There are multiple accounts of the killing of Nicholas, his wife Alexandra and their five children, as well as their physician, Yevgeny Botkin, and three servants in the basement of the Ipatiev house on the night of July 16-17, Many details are still disputed.
When White Army forces took Yekaterinburg just over a week later, Ipatiev regained his house but promptly decided to emigrate. A year later, in mid-July 1919, Yekaterinburg was retaken by the Red Army. Following the reestablishment of Soviet power, the former Ipatiev house became both an archive and a museum devoted to various revolutionary topics, although the emphasis frequently changed according to political shifts. In 1974, the structure was officially declared a national historical monument.
In 1975, however, the head of the KGB, Yuri Andropov, became increasingly concerned about attention given to the Ipatiev house as a site of memory for the Romanovs. He urged the Politburo to order demolition of the structure. The Politburo obliged, but further discussions postponed the destruction until late September 1977, when the house was razed. The regional party chief at that time was Boris Yeltsin.
In September 1990, local authorities transferred the property to the Russian Orthodox Church. Following the dissolution of the Soviet Union at the end of 1991, a popular initiative supported by the church led to the creation of a temporary shrine at the site of the Ipatiev house. In September 1999, I photographed both the log chapel dedicated to the Martyr Princess Elizaveta Fedorovna and the New Russian Martyrs (designed by Alexander Dolgov) as well as a temporary metal canopy with a cross. Designs for a permanent shrine were published in 1998.
Honoring the past
In 2000, construction began on a complex centered on the Church of All Saints Resplendent in the Russian Land – also known as the “Temple on the Blood" (Khram na krovi) – which was consecrated in 2003. Work on the vast interior of the church was still in progress when I photographed it in April 2017.

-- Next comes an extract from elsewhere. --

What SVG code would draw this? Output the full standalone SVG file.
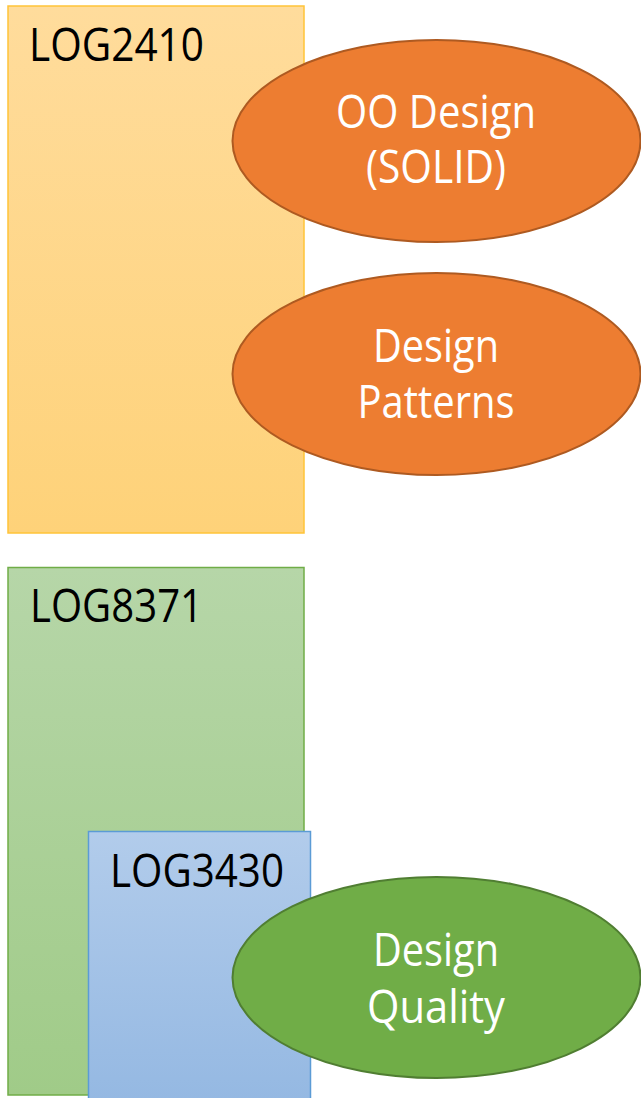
<svg xmlns="http://www.w3.org/2000/svg" width="641" height="1098" viewBox="0 0 641 1098">
<defs>
<linearGradient id="gGold" x1="0" y1="0" x2="0" y2="1"><stop offset="0" stop-color="#FFDC9C"/><stop offset="1" stop-color="#FED279"/></linearGradient>
<linearGradient id="gGreen" x1="0" y1="0" x2="0" y2="1"><stop offset="0" stop-color="#B6D6A8"/><stop offset="1" stop-color="#A0CB88"/></linearGradient>
<linearGradient id="gBlue" x1="0" y1="0" x2="0" y2="1"><stop offset="0" stop-color="#B2CCEB"/><stop offset="1" stop-color="#94B8E2"/></linearGradient>
<style>
.lbl{font-family:"Open Sans","Liberation Sans",sans-serif;font-size:45px;fill:#000}
.wl{font-family:"Open Sans","Liberation Sans",sans-serif;font-size:45px;fill:#fff;text-anchor:middle}
.oe{fill:#ED7D31;stroke:#AE5A21;stroke-width:2}
.ge{fill:#70AD47;stroke:#507E32;stroke-width:2}
</style>
</defs>
<g id="log2410">
<rect x="8" y="6" width="296" height="527" fill="url(#gGold)" stroke="#FFC439" stroke-width="1.5"/>
<text class="lbl" x="29" y="61" textLength="175" lengthAdjust="spacingAndGlyphs">LOG2410</text>
</g>
<g id="oo-design">
<ellipse class="oe" cx="436.5" cy="141" rx="204" ry="101"/>
<text class="wl" x="436" y="128" textLength="200" lengthAdjust="spacingAndGlyphs">OO Design</text>
<text class="wl" x="436" y="183" textLength="140" lengthAdjust="spacingAndGlyphs">(SOLID)</text>
</g>
<g id="design-patterns">
<ellipse class="oe" cx="436.5" cy="374" rx="204" ry="101"/>
<text class="wl" x="436" y="362" textLength="126" lengthAdjust="spacingAndGlyphs">Design</text>
<text class="wl" x="436" y="418" textLength="157" lengthAdjust="spacingAndGlyphs">Patterns</text>
</g>
<g id="log8371">
<rect x="8" y="567.5" width="296" height="527.5" fill="url(#gGreen)" stroke="#70AD47" stroke-width="1.5"/>
<text class="lbl" x="30" y="622" textLength="173" lengthAdjust="spacingAndGlyphs">LOG8371</text>
</g>
<g id="log3430">
<rect x="88.5" y="831.5" width="222" height="275" fill="url(#gBlue)" stroke="#5B9BD5" stroke-width="1.5"/>
<text class="lbl" x="110" y="887" textLength="174" lengthAdjust="spacingAndGlyphs">LOG3430</text>
</g>
<g id="design-quality">
<ellipse class="ge" cx="436.5" cy="977.5" rx="204" ry="100.5"/>
<text class="wl" x="436" y="966" textLength="126" lengthAdjust="spacingAndGlyphs">Design</text>
<text class="wl" x="436" y="1023" textLength="138" lengthAdjust="spacingAndGlyphs">Quality</text>
</g>
<g id="connectors"/>
</svg>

The altar on the lower level, dedicated to the New Martyrs and Witnesses of the Russia Church, overlaps on its north side with the basement where the Romanov family was killed. Services are held daily in their memory.
Above the cluster of houses at the center of Prokudin-Gorsky’s photograph hovers the grand Rastorguev-Kharitonov Mansion, which he also photographed separately. This mansion, built for the merchant, factory owner, and gold miner Lev Ivanovich Rastorguev, is the most distinguished monument of neoclassical architecture in Yekaterinburg:
After Rastorguev’s death in 1823, the mansion was inherited by his son-in-law, Peter Kharitonov; but each owner lived under a cloud of controversy. For cruel treatment of his factory workers, Kharitonov was exiled in 1837 to distant Finland, where he died the following year. Eventually the mansion passed to the state for lack of agreement among the heirs. In 1937 the complex was converted into a Palace of Young Pioneers, a function that it maintained even after the demise of Soviet power.
Begun in 1794, the main structure of the Rostorguev-Kharitonov mansion was expanded with various attached wings, whose construction continued until 1824, the year Tsar Alexander I visited Yekaterinburg and stayed at the palatial edifice. Although documentary evidence on the authorship of the mansion is incomplete, its design is attributed variously to Tomaso Adamini (who worked with the renowned architect Giacomo Quarenghi in St. Petersburg) and to the prominent local architect Mikhail Malakhov.
Its main facade, with a hexastyle Corinthian portico, overlooks Ascension Square, which extends to the tall Ascension Church bell tower. Even more distinctive is the mansion’s side facade, which follows a gently sloping incline down the hill at the edge of Ascension Square. This side elevation impressively combines a series of forms that include: the side facade of the mansion with its special portico; a temple-like Corinthian portico and pediment masking a wing attached to the back of the main house; and a large, framed gateway.
Together, these elements create a sense of a classically inspired “acropolis” along the brow of the hill. There is nothing else quite like it in Russia. The entire ensemble in relation to its physical setting is captured in my photograph from a tall building across City Pond.
Although much changed, the architecture of Ascension Hill, recorded in Prokudin-Gorsky’s photographs and mine taken several decades later, represents a compact encyclopedia of the dramatic – at times tragic – history not only of Yekaterinburg but of Russia itself.
In the early 20th century the Russian photographer Sergei Prokudin-Gorsky devised a complex process for color photography. Between 1903 and 1916 he traveled through the Russian Empire and took over 2,000 photographs with the process, which involved three exposures on a glass plate. In August 1918, he left Russia and ultimately resettled in France with a large part of his collection of glass negatives. After his death in Paris in 1944, his heirs sold the collection to the Library of Congress. In the early 21st century the Library digitized the Prokudin-Gorsky Collection and made it freely available to the global public. A number of Russian websites now have versions of the collection. In 1986 the architectural historian and photographer William Brumfield organized the first exhibit of Prokudin-Gorsky photographs at the Library of Congress. Over a period of work in Russia beginning in 1970, Brumfield has photographed most of the sites visited by Prokudin-Gorsky. This series of articles will juxtapose Prokudin-Gorsky’s views of architectural monuments with photographs taken by Brumfield decades later.